Faced with the need to pump as much as $8 million annually into a fund for health care for retired city workers, officials are eyeing three potential options.
One is to continue a ‘pay as you go’ tradition that is currently costing taxpayers about $1.8 million annually, though that number could rise tenfold within a decade.
Another is to renegotiate the post-employment benefits that municipal workers receive to lower the cost, perhaps by reducing the 10-year period that worker remain eligible for full health care coverage.
Finally, a new city committee is eyeing the possibility of tapping into overfunded pension accounts in order to use some of the excess to pay the tab – a move that would immediately lower property taxes by nearly half a mill.
City Councilor Ken Cockayne, who pushed for the committee’s creation, said that shifting the money is “the one drastic step” City Hall could take to help ease the burden on taxpayers.
After hearing the options laid out in detail by city Comptroller Glenn Klocko this week, the new GASB 45 Committee, named for an accounting rule, plans to study the information carefully before taking any action.
“We should probably take some time and go through this,” said T.J. Barnes, a member of the new panel.
Mayor Art Ward said the committee will make its recommendations to the Joint Board, which consists of city councilors and Board of Finance members. It will have the last word, the mayor said.
Klocko said the city needs $71.7 million to cover the anticipated future costs of the post-employment benefits other than pensions. He called the figure “the problem child we’re dealing with.”
It has a trust fund established to cover that tab, but “the problem is we don’t have any funding” for it, Klocko said. The trust fund is empty.

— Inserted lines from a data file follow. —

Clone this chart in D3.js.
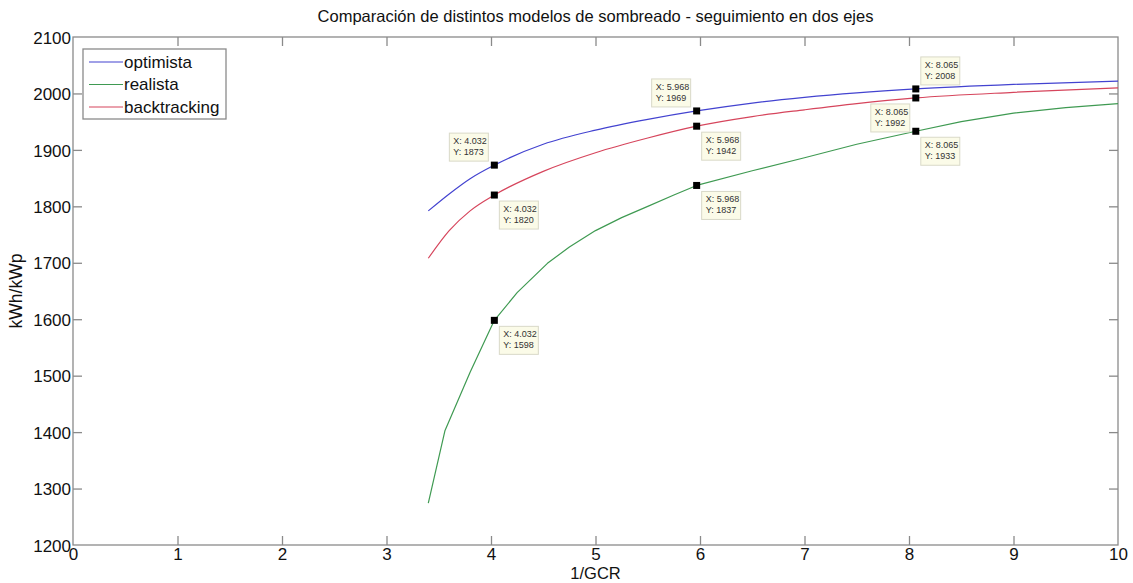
<!DOCTYPE html>
<html><head><meta charset="utf-8">
<script src="https://cdn.jsdelivr.net/npm/d3@7"></script>
<style>
body{margin:0;background:#fff;}
svg{display:block;font-family:"Liberation Sans",Arial,sans-serif;}
</style></head>
<body>
<svg id="chart" width="1133" height="583"></svg>
<script>
// ---- data ----
const seriesNames = ["optimista", "realista", "backtracking"];
const seriesColors = ["#4343d0", "#3f9a52", "#d6455c"];
const xOptimista = [3.4, 3.6, 3.8, 4.032, 4.5, 5, 5.5, 5.968, 6.5, 7, 7.5, 8.065, 9, 10];
const yOptimista = [1792, 1822, 1849, 1873, 1910, 1935, 1954, 1969, 1983, 1993, 2001, 2008, 2016, 2022];
const xBacktracking = [3.4, 3.6, 3.8, 4.032, 4.5, 5, 5.5, 5.968, 6.5, 7, 7.5, 8.065, 9, 10];
const yBacktracking = [1708, 1757, 1792, 1820, 1862, 1895, 1921, 1942, 1959, 1971, 1982, 1992, 2002, 2010];
const xRealista = [3.4, 3.56, 3.8, 4.032, 4.25, 4.54, 4.75, 5, 5.25, 5.5, 5.75, 5.968, 6.5, 7, 7.5, 8.065, 8.5, 9, 9.5, 10];
const yRealista = [1274, 1403, 1506, 1598, 1647, 1699, 1728, 1757, 1780, 1800, 1820, 1837, 1863, 1886, 1910, 1933, 1950, 1965, 1975, 1982];
const tipX = [4.032, 4.032, 4.032, 5.968, 5.968, 5.968, 8.065, 8.065, 8.065];
const tipY = [1873, 1820, 1598, 1969, 1942, 1837, 2008, 1992, 1933];
const tipLabelX = ["4.032","4.032","4.032","5.968","5.968","5.968","8.065","8.065","8.065"];
const xTicks = [0,1,2,3,4,5,6,7,8,9,10];
const yTicks = [1200,1300,1400,1500,1600,1700,1800,1900,2000,2100];
const titleText = "Comparación de distintos modelos de sombreado - seguimiento en dos ejes";
const xLabel = "1/GCR";
const yLabel = "kWh/kWp";

// ---- layout ----
const svg = d3.select("#chart");
const L = 73, R = 1118, T = 37, B = 545;
const x = d3.scaleLinear().domain([0,10]).range([L,R]);
const y = d3.scaleLinear().domain([1200,2100]).range([B,T]);
const axisColor = "#8a8a8a";
const tickLen = 9;

// box
svg.append("rect").attr("x",L).attr("y",T).attr("width",R-L).attr("height",B-T)
  .attr("fill","#fff").attr("stroke",axisColor).attr("stroke-width",1.3);

// axes
const fmt = d3.format("d");
const gx = svg.append("g").attr("transform",`translate(0,${B})`)
  .call(d3.axisBottom(x).tickValues(xTicks).tickSize(-tickLen).tickPadding(2).tickFormat(fmt));
const gxt = svg.append("g").attr("transform",`translate(0,${T})`)
  .call(d3.axisTop(x).tickValues(xTicks).tickSize(-tickLen).tickFormat(""));
const gy = svg.append("g").attr("transform",`translate(${L},0)`)
  .call(d3.axisLeft(y).tickValues(yTicks).tickSize(-tickLen).tickPadding(2).tickFormat(fmt));
const gyr = svg.append("g").attr("transform",`translate(${R},0)`)
  .call(d3.axisRight(y).tickValues(yTicks).tickSize(-tickLen).tickFormat(""));
[gx,gxt,gy,gyr].forEach(g=>{
  g.select(".domain").remove();
  g.selectAll(".tick line").attr("stroke",axisColor).attr("stroke-width",1.3);
  g.selectAll(".tick text").attr("fill","#111").style("font-size","17px")
   .style("font-family",'"Liberation Sans",Arial,sans-serif');
});
gx.selectAll(".tick text").attr("dy","0.78em");
gy.selectAll(".tick text").attr("dy","0.36em");
gx.selectAll(".tick").filter(d=>d===0||d===10).select("line").remove();
gxt.selectAll(".tick").filter(d=>d===0||d===10).select("line").remove();
gy.selectAll(".tick").filter(d=>d===1200||d===2100).select("line").remove();
gyr.selectAll(".tick").filter(d=>d===1200||d===2100).select("line").remove();

// title & labels
svg.append("text").attr("x",(L+R)/2).attr("y",22).attr("text-anchor","middle")
  .style("font-size","16.5px").attr("fill","#111").text(titleText);
svg.append("text").attr("x",(L+R)/2).attr("y",579).attr("text-anchor","middle")
  .style("font-size","16.5px").attr("fill","#111").text(xLabel);
svg.append("text").attr("transform",`translate(22,${(T+B)/2}) rotate(-90)`).attr("text-anchor","middle")
  .style("font-size","17.5px").attr("fill","#111").text(yLabel);

// lines
const lineSmooth = d3.line().x(d=>x(d[0])).y(d=>y(d[1])).curve(d3.curveMonotoneX);
const lineLin = d3.line().x(d=>x(d[0])).y(d=>y(d[1])).curve(d3.curveLinear);
const series = [
  {xs:xOptimista, ys:yOptimista, c:seriesColors[0], gen:lineSmooth},
  {xs:xRealista, ys:yRealista, c:seriesColors[1], gen:lineLin},
  {xs:xBacktracking, ys:yBacktracking, c:seriesColors[2], gen:lineSmooth}
];
series.forEach(s=>{
  const pts = s.xs.map((v,i)=>[v,s.ys[i]]);
  svg.append("path").datum(pts).attr("d",s.gen).attr("fill","none")
    .attr("stroke",s.c).attr("stroke-width",1.2).attr("stroke-linejoin","round");
});

// data tips
const tipPlace = ["ul","lr","lr","ul","lr","lr","ur","ll","lr"];
const bw = 39, bh = 28;
tipX.forEach((tx,i)=>{
  const px = x(tx), py = y(tipY[i]);
  const p = tipPlace[i];
  const bx = p[1]==="l" ? px - 6 - bw : px + 5;
  const by = p[0]==="u" ? py - 4 - bh : py + 6;
  const g = svg.append("g");
  g.append("rect").attr("x",bx).attr("y",by).attr("width",bw).attr("height",bh)
    .attr("fill","#fbfbe8").attr("stroke","#d9d9c8").attr("stroke-width",1);
  g.append("text").attr("x",bx+4).attr("y",by+11).style("font-size","9px").attr("fill","#333")
    .text("X: "+tipLabelX[i]);
  g.append("text").attr("x",bx+4).attr("y",by+22).style("font-size","9px").attr("fill","#333")
    .text("Y: "+tipY[i]);
  svg.append("rect").attr("x",px-3.5).attr("y",py-3.5).attr("width",7).attr("height",7).attr("fill","#000");
});

// legend
const lg = svg.append("g");
lg.append("rect").attr("x",83).attr("y",49).attr("width",143).attr("height",70)
  .attr("fill","#fff").attr("stroke",axisColor).attr("stroke-width",1.3);
seriesNames.forEach((n,i)=>{
  const yy = 62 + i*22.5;
  lg.append("line").attr("x1",89).attr("x2",123).attr("y1",yy).attr("y2",yy)
    .attr("stroke",seriesColors[i]).attr("stroke-width",1.2);
  lg.append("text").attr("x",124).attr("y",yy+5.5).style("font-size","17px").attr("fill","#111").text(n);
});
</script>
</body></html>
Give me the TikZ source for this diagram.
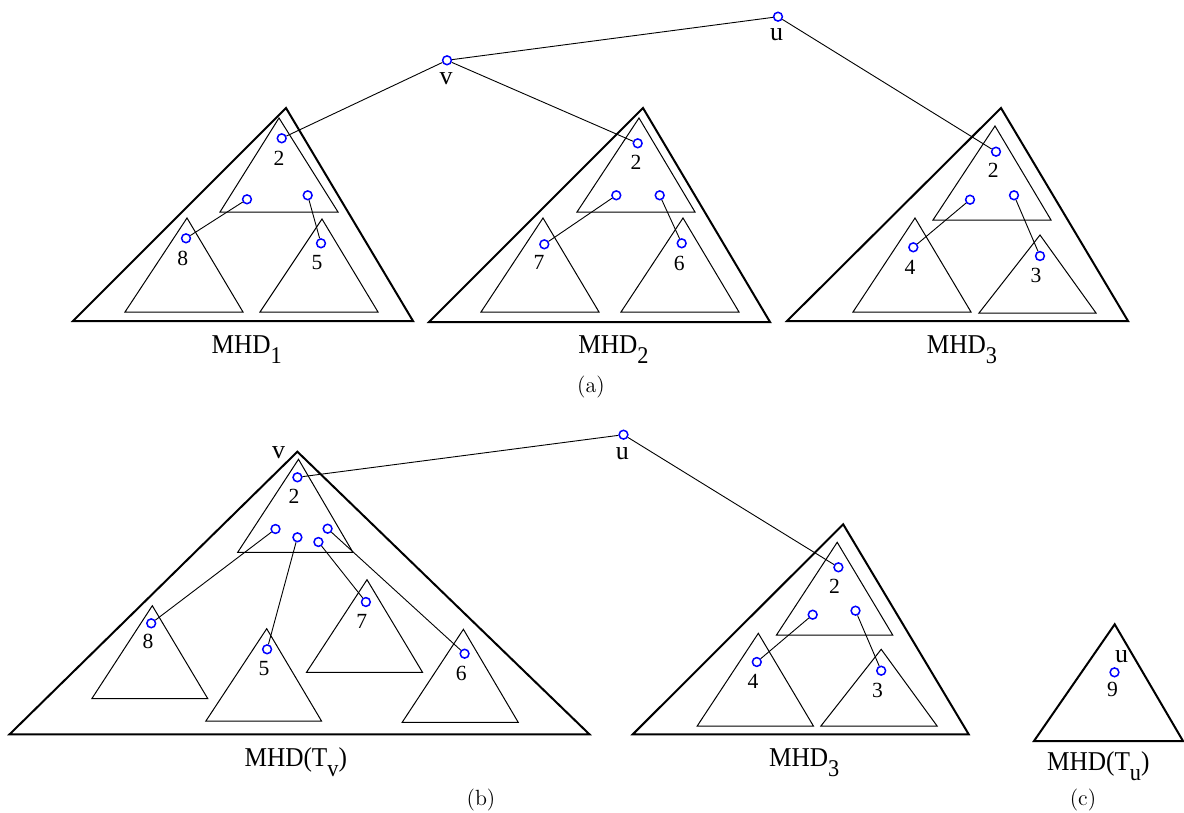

Klocko said that bond rating agencies want to see that Bristol has a plan for dealing with the issue, not necessarily a complete solution to the problem.
Continuing the ‘pay as you go’ practice, the comptroller said, “is going to get very difficult” because rising costs will eventually make it almost impossible for taxpayers to cover the yearly tab.
In Norwalk, which adopted a plan recently, officials plan on putting $2 million a year in tax revenues into a trust to pay the cost. They also renegotiated the benefits union members get in order to lower the overall expense.
Under Internal Revenue Service rules, the city would have to leave at least 120 percent of the expected pension fund needs intact in the existing trust. It could only tap money over and above that figure.
This week, the city’s fire and police pension funds are still so flush that the city could easily meet the IRS rules to tap into them. There’s also enough in the general city trust fund to dip in on a yearly basis.
Overall, the three trust funds totaled $426 million as of Tuesday. They reached a low of $412 million at the low end of the market this fall. They have been as high as $550 million last spring.